We need to have a healthy fear of our authorities.  Yes, we have the right to free speech in this nation, but I promise that if you cuss out your boss, your free speech will land you in the unemployment line real fast.  I have friends whose homes are adjacent to giant fields that were ablaze a few years ago; and you can bet they had a healthy fear of the firefighters who pounded on their door and told them to get the heck out of Dodge.  If they blew off the firemen and didn’t respect their urgent message immediately, not only was it likely that their homes and belongings would have been scorched, but so would all their neighbor’s homes as the flames were likely to bounce from house to house.  A healthy fear of the flames and those trained to fight them saved a lot of people that day.

Image: Esme Randle

And, yes… we need to have a healthy fear of the police.  All of us do.  Even as a white/pacific islander, when I see a cop in my rear view, I turn down the radio, slide my hands to 10 and 2 on the wheel and behave as politely as humanly possible when I get pulled over.  And that’s neither me being afraid that I’m going to be shot, nor is it me trying to manipulate my way out of a ticket.  It’s me having the due respect for the EXTREMELY high percentage of cops out there who stand where I don’t stand every day – between the bad guys and the good guys, keeping the good guys safe, as we saw in Dallas and Baton Rouge.

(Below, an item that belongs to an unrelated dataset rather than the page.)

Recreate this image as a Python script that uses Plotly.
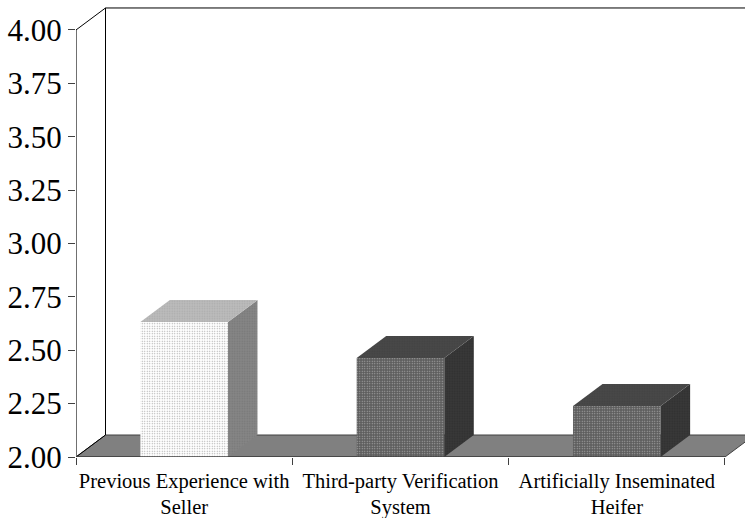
import plotly.graph_objects as go

categories = ["Previous Experience with<br>Seller", "Third-party Verification<br>System", "Artificially Inseminated<br>Heifer"]
values = [2.632, 2.464, 2.239]
y_ticks = [2.00, 2.25, 2.50, 2.75, 3.00, 3.25, 3.50, 3.75, 4.00]

front_bg = ["#ffffff", "#5e5e5e", "#5e5e5e"]
front_fg = ["#aaaaaa", "#4c4c4c", "#4c4c4c"]
top_bg = ["#bcbcbc", "#484848", "#484848"]
top_fg = ["#989898", "#3a3a3a", "#3a3a3a"]
side_bg = ["#868686", "#383838", "#383838"]
side_fg = ["#666666", "#262626", "#262626"]

FONT = "Liberation Serif"
DX = 29.5 / 216.33
DY = 22 / 213.5
BAR_W = 0.405
X_MIN, X_MAX = -0.5, 2.5
X_END = 2.5925
Y_MIN, Y_MAX = 2.0, 4.0
Y_END = 4.117

fig = go.Figure()

# floor
fig.add_trace(go.Scatter(
    x=[X_MIN, X_MAX, X_MAX + DX, X_MIN + DX, X_MIN],
    y=[Y_MIN, Y_MIN, Y_MIN + DY, Y_MIN + DY, Y_MIN],
    mode="lines", fill="toself", fillcolor="#808080",
    line=dict(color="#404040", width=1), xaxis="x", yaxis="y", hoverinfo="skip"))

# front faces
fig.add_trace(go.Bar(
    x=categories, y=values, width=BAR_W, xaxis="x2", yaxis="y",
    marker=dict(color=front_bg, line=dict(width=0),
                pattern=dict(shape=".", bgcolor=front_bg, fgcolor=front_fg,
                             size=2.5, solidity=0.2))))

# side and top faces
for i, v in enumerate(values):
    l, r = i - BAR_W / 2, i + BAR_W / 2
    fig.add_trace(go.Scatter(
        x=[r, r + DX, r + DX, r, r], y=[Y_MIN, Y_MIN + DY, v + DY, v, Y_MIN],
        mode="lines", line=dict(width=0), fill="toself", fillcolor=side_bg[i],
        fillpattern=dict(shape=".", bgcolor=side_bg[i], fgcolor=side_fg[i], size=2.5, solidity=0.3),
        xaxis="x3", yaxis="y", hoverinfo="skip"))
    fig.add_trace(go.Scatter(
        x=[l, r, r + DX, l + DX, l], y=[v, v, v + DY, v + DY, v],
        mode="lines", line=dict(width=0), fill="toself", fillcolor=top_bg[i],
        fillpattern=dict(shape=".", bgcolor=top_bg[i], fgcolor=top_fg[i], size=2.5, solidity=0.3),
        xaxis="x3", yaxis="y", hoverinfo="skip"))

# walls and axis lines
fig.add_trace(go.Scatter(
    x=[X_MIN, X_MIN + DX, None, X_MIN + DX, X_MIN + DX, X_END, None, X_MIN, X_MIN + DX],
    y=[Y_MAX, Y_MAX + DY, None, Y_MIN + DY, Y_MAX + DY, Y_MAX + DY, None, Y_MIN, Y_MIN + DY],
    mode="lines", line=dict(color="#000000", width=1),
    xaxis="x3", yaxis="y", cliponaxis=False, hoverinfo="skip"))
fig.add_trace(go.Scatter(
    x=[X_MIN, X_MIN, None, X_MIN, X_MAX], y=[Y_MIN, Y_MAX, None, Y_MIN, Y_MIN],
    mode="lines", line=dict(color="#404040", width=1.5),
    xaxis="x3", yaxis="y", cliponaxis=False, hoverinfo="skip"))

fig.update_layout(
    width=745, height=518, showlegend=False, autosize=False,
    paper_bgcolor="#ffffff", plot_bgcolor="#ffffff",
    margin=dict(l=76, r=0, t=5, b=61, autoexpand=False),
    font=dict(family=FONT, color="#000000"),
    xaxis=dict(range=[X_MIN, X_END], visible=False, type="linear", automargin=False),
    xaxis2=dict(type="category", overlaying="x", side="bottom", automargin=False,
                categoryorder="array", categoryarray=categories,
                range=[X_MIN, X_END], tickson="boundaries", tickangle=0,
                ticks="outside", ticklen=7, tickcolor="#404040", tickwidth=1,
                showgrid=False, zeroline=False, showline=False, ticklabelstandoff=9,
                tickfont=dict(family=FONT, size=20.5, color="#000000")),
    xaxis3=dict(range=[X_MIN, X_END], overlaying="x", visible=False, type="linear", automargin=False),
    yaxis=dict(range=[Y_MIN, Y_END], tickmode="array", tickvals=y_ticks, automargin=False,
               ticktext=[f"{t:.2f}" for t in y_ticks], ticks="outside", ticklen=7,
               tickcolor="#404040", tickwidth=1, showgrid=False, zeroline=False,
               showline=False, tickfont=dict(family=FONT, size=31, color="#000000")),
)

fig.write_html("out.html", post_script="document.body.style.margin='0';",
               config={"displayModeBar": False})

And then, the Bible tells us over and over again that we ought to fear God.  Because the truth is that fearing God saves us from caving into our own desires that go against His will.  As Christians – and if it’s not clear enough already, I am addressing all those who call themselves “Christ Followers” – our life’s goal is to live according to God’s will for our lives… not our own.  Given to our own whims, none of us would stay married, or stick around and be faithful parents, or file our taxes honestly, or be honest in anything.  It’s simply too costly and too much of a pain in the neck to remain in these relationships and be loving, joyful, patient, kind, good, faithful, gentle and full of self-control at all times.  In fact, only by “fearing” God is this even possible.  But, oh are the rewards worth it!

Now, In light of the crazy violent and almost inexplicable events of recent months, weeks and even days, I have heard many people ask: “How are we supposed to react to this?  How do we explain this to our children? What do we do now?”

I find God’s answer right there in black and white.  It’s in a verse that I sang at church as a kid, and that rings in my heart and my head whenever I wonder what on earth I’m supposed to do.  The answer is found in Micah 6:8,

He has shown you, Oh man, what is good and what the Lord requires of you: to do justly, to love mercy, and to walk humbly with your God.

Another translation puts it in more colloquial terms:

This is what God wants from you:

Be fair to other people.

  Love kindness and loyalty,

  and humbly obey your God.

And when we live like this, it makes it that much easier to live according to the words the Bible repeats over and over and over again: Do not be afraid!